Green has also organized pre-show entertainment that explores issues discussed in the play. Following her usual wish to find “a community engagement element” in plays that she directs, she contacted some middle school teachers, asked them to read Gidion’s Knot and then provide prompts for students to write essays, poems, and stories about bullying and suicide. Two performers who are not in the play, a male and a female, will read the writings that the students submitted.
Further, Green worked with a dance professor at USF who had created two 10-minute PSA dance videos about bullying and suicide; these will be shown in the theater lobby before the show.

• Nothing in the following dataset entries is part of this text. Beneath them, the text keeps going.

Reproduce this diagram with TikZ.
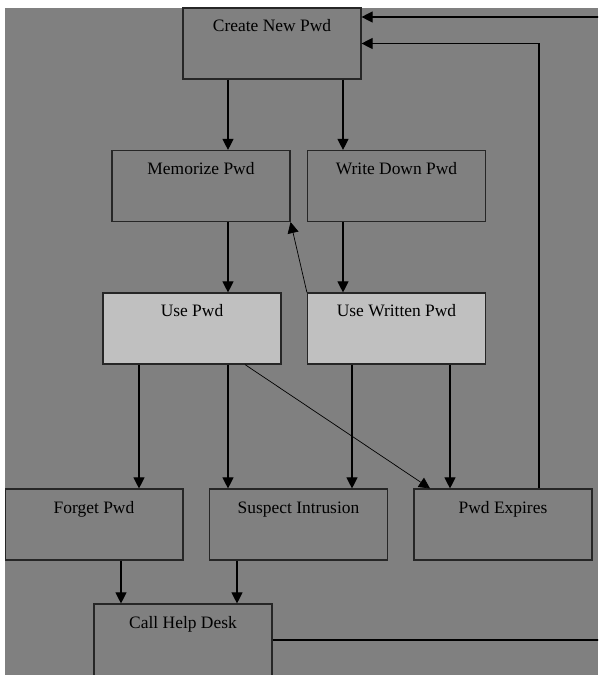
\documentclass[tikz,border=0pt]{standalone}
\usepackage{fontspec}
\setmainfont{Liberation Serif}
\usetikzlibrary{arrows.meta}

\definecolor{bggray}{HTML}{808080}
\definecolor{boxgray}{HTML}{C0C0C0}

\tikzset{
	stepbox/.style={draw=black!85, line width=0.8pt, minimum width=4.45cm, minimum height=1.775cm,
		inner sep=0pt, text height=0.6cm, text depth=1.175cm, font=\fontsize{12.4}{14}\selectfont},
	usebox/.style={stepbox, fill=boxgray},
	arr/.style={line width=0.8pt, -{Triangle[width=0.275cm,length=0.275cm]}},
	thinarr/.style={arr, line width=0.5pt},
}

\begin{document}
\begin{tikzpicture}[x=0.025cm, y=-0.025cm]
	%%% Фон
	\useasboundingbox (0,0) rectangle (598,675);
	\fill[white] (0,0) rectangle (598,675);
	\clip (5,8) rectangle (598,675);
	\fill[bggray] (5,8) rectangle (598,675);
	
	%%% Блоки
	\node[stepbox] (create) at (272,43.5) {Create New Pwd};
	\node[stepbox] (memorize) at (201,186) {Memorize Pwd};
	\node[stepbox] (writedown) at (396.5,186) {Write Down Pwd};
	\node[usebox] (usepwd) at (192,328.5) {Use Pwd};
	\node[usebox] (usewritten) at (396.5,328.5) {Use Written Pwd};
	\node[stepbox] (forget) at (94,524.5) {Forget Pwd};
	\node[stepbox] (suspect) at (298.5,524.5) {Suspect Intrusion};
	\node[stepbox] (expires) at (503,524.5) {Pwd Expires};
	\node[stepbox, text depth=1.5cm] (helpdesk) at (183,646) {Call Help Desk};
	
	% Вспомогательные точки
	\coordinate (xmem) at (228,0);
	\coordinate (xwrite) at (343,0);
	\coordinate (xforget) at (139,0);
	\coordinate (xdiag) at (245,0);
	\coordinate (xdiagend) at (430,0);
	\coordinate (xsusp) at (352,0);
	\coordinate (xexp) at (450,0);
	\coordinate (xhelpa) at (121,0);
	\coordinate (xhelpb) at (237,0);
	\coordinate (xloop) at (539,0);
	\coordinate (yhelp) at (0,640);
	\coordinate (outerloop) at (610,17);
	
	%%% Стрелки
	\draw[arr] (create.south -| xmem) -- (memorize.north -| xmem);
	\draw[arr] (create.south -| xwrite) -- (writedown.north -| xwrite);
	\draw[arr] (memorize.south -| xmem) -- (usepwd.north -| xmem);
	\draw[arr] (writedown.south -| xwrite) -- (usewritten.north -| xwrite);
	\draw[thinarr] (usewritten.north west) -- (memorize.south east);
	
	\draw[arr] (usepwd.south -| xforget) -- (forget.north -| xforget);
	\draw[arr] (usepwd.south -| xmem) -- (suspect.north -| xmem);
	\draw[thinarr] (usepwd.south -| xdiag) -- (expires.north -| xdiagend);
	\draw[arr] (usewritten.south -| xsusp) -- (suspect.north -| xsusp);
	\draw[arr] (usewritten.south -| xexp) -- (expires.north -| xexp);
	
	\draw[arr] (forget.south -| xhelpa) -- (helpdesk.north -| xhelpa);
	\draw[arr] (suspect.south -| xhelpb) -- (helpdesk.north -| xhelpb);
	
	% Возвраты
	\draw[arr] (expires.north -| xloop) |- (create.east);
	\draw[arr] (helpdesk.east |- yhelp) -| (outerloop) -- (create.east |- outerloop);
\end{tikzpicture}
\end{document}
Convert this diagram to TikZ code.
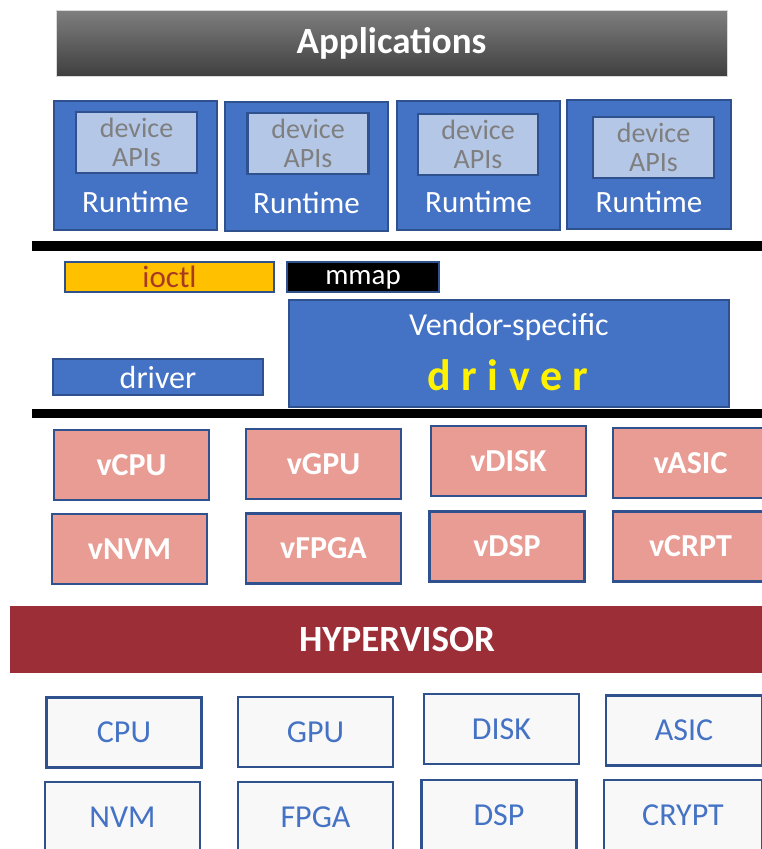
\documentclass[tikz,border=0pt]{standalone}
\usepackage{fontspec}
\setmainfont{Carlito}
\usetikzlibrary{positioning}

\definecolor{boxblue}{HTML}{4472C4}
\definecolor{edgeblue}{HTML}{2F528F}
\definecolor{apiblue}{HTML}{B4C7E7}
\definecolor{vpink}{HTML}{E89C94}
\definecolor{hypred}{HTML}{9C2E38}
\definecolor{ioctlorange}{HTML}{FFC000}
\definecolor{ioctltext}{HTML}{A93A22}
\definecolor{apigray}{HTML}{7F7F7F}
\definecolor{hwwhite}{HTML}{F8F8F8}
\definecolor{apptop}{HTML}{7F7F7F}
\definecolor{appbottom}{HTML}{3F3F3F}

\tikzset{
  boxbase/.style={draw=edgeblue, line width=2.5pt, inner sep=0pt, minimum width=155pt, minimum height=70pt},
  runtimebox/.style={boxbase, fill=boxblue, minimum width=163pt, minimum height=129pt},
  apibox/.style={boxbase, fill=apiblue, minimum width=121pt, minimum height=61pt, text=apigray, align=center, font=\fontsize{28}{29}\selectfont},
  vbox/.style={boxbase, fill=vpink, text=white, font=\fontsize{32}{36}\selectfont\bfseries},
  hwbox/.style={boxbase, fill=hwwhite, text=boxblue, font=\fontsize{32}{36}\selectfont},
  whitetext/.style={text=white, font=\fontsize{31}{34}\selectfont},
}

\begin{document}
\begin{tikzpicture}[x=1pt, y=-1pt]
    \useasboundingbox (0,0) rectangle (762,849);
    \clip (0,0) rectangle (762,849);

    % applications
    \node[top color=apptop, bottom color=appbottom, draw=gray!30, line width=0.8pt, minimum width=671pt, minimum height=66pt, text=white, font=\fontsize{37}{40}\selectfont\bfseries] (apps) at (391.5,43) {Applications};

    % runtimes
    \node[runtimebox] (rt1) at (135.5,165.5) {};
    \node[runtimebox] (rt2) at (306.5,166.5) {};
    \node[runtimebox] (rt3) at (478.5,165.5) {};
    \node[runtimebox, minimum width=164pt] (rt4) at (649,164.5) {};
    \node[apibox] (api1) at (136.5,142.5) {device\\APIs};
    \node[apibox] (api2) at (308,143.5) {device\\APIs};
    \node[apibox, minimum width=120pt] (api3) at (478,144.5) {device\\APIs};
    \node[apibox] (api4) at (653.5,147.5) {device\\APIs};
    \node[whitetext] (rtl1) at (135.5,202) {Runtime};
    \node[whitetext] (rtl2) at (306.5,203) {Runtime};
    \node[whitetext] (rtl3) at (478.5,202) {Runtime};
    \node[whitetext] (rtl4) at (649,202) {Runtime};

    \fill (32,241) rectangle (762,251);

    % kernel side
    \node[boxbase, fill=ioctlorange, line width=1.8pt, minimum width=209pt, minimum height=30pt, text=ioctltext, font=\fontsize{31}{30}\selectfont] (ioctl) at (169.5,277) {ioctl};
    \node[boxbase, fill=black, line width=1.8pt, minimum width=152pt, minimum height=30pt, text depth=0pt, text=white, font=\fontsize{29}{30}\selectfont] (mmap) at (363,277) {mmap};
    \node[boxbase, fill=boxblue, minimum width=210pt, minimum height=36pt, whitetext, font=\fontsize{32}{34}\selectfont] (drv) at (158,377) {driver};
    \node[boxbase, fill=boxblue, minimum width=440pt, minimum height=107pt] (vendor) at (509,353.5) {};
    \node[whitetext, font=\fontsize{32}{34}\selectfont] (vendortxt) at (509,327) {Vendor-specific};
    \node[text=yellow, font=\fontsize{44}{44}\selectfont\bfseries\addfontfeature{LetterSpace=24}] (vendordrv) at (508,375) {driver};

    \fill (32,409) rectangle (762,418);

    % virtual devices
    \node[vbox] (vcpu) at (131.5,465) {vCPU};
    \node[vbox] (vgpu) at (323.5,464) {vGPU};
    \node[vbox] (vdisk) at (508.5,461) {vDISK};
    \node[vbox] (vasic) at (690.5,463) {vASIC};
    \node[vbox] (vnvm) at (129.5,549) {vNVM};
    \node[vbox] (vfpga) at (323.5,548.5) {vFPGA};
    \node[vbox] (vdsp) at (507,546.5) {vDSP};
    \node[vbox] (vcrpt) at (690.5,546.5) {vCRPT};

    \node[fill=hypred, minimum width=774pt, minimum height=67pt, inner sep=0pt, text=white, font=\fontsize{37}{40}\selectfont\bfseries] (hyp) at (397,639.5) {HYPERVISOR};

    % hardware
    \node[hwbox] (cpu) at (124,732.5) {CPU};
    \node[hwbox] (gpu) at (315.5,732) {GPU};
    \node[hwbox] (disk) at (501.5,729) {DISK};
    \node[hwbox, minimum width=156pt] (asic) at (684,730.5) {ASIC};
    \node[hwbox] (nvm) at (122.5,817) {NVM};
    \node[hwbox] (fpga) at (315.5,817) {FPGA};
    \node[hwbox] (dsp) at (499,815) {DSP};
    \node[hwbox, minimum width=158pt] (crypt) at (683,815) {CRYPT};
\end{tikzpicture}
\end{document}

“The real fact is, when we send our kids out of the door, if anybody spends eight hours with your kid, they spend more time with your kid than you do,” said Green. “And so there are things that they know about your kid that you possibly don’t know. And there are things that teachers figure, based on a kid’s behavior, that lead them to make assumptions about home. And I think all of that is quite interesting.”
But there’s another reason adults might find Gidion’s Knot relevant (Green judges that ninth-graders and older might also benefit): “I think this allows us to open the door to talk about what we mean when we say ‘freedom of speech,’ and how we have to own what comes out of our mouth,” she told me. Also, a key concept in the play is how the deceased student “self-identified” — sexually, at least — and this is a burning question in a contemporary society where “we get to say who we are.”
In fact, Green said, the strength of the play is that, even with its “microscopic” details, it allows us to extrapolate to other issues that might be roiling in any one of us.
A warning: Gidion’s Knot contains profanity and graphic descriptions of violence. It’s not for young children.
But if Green is right, it may “open the door for continued conversation.”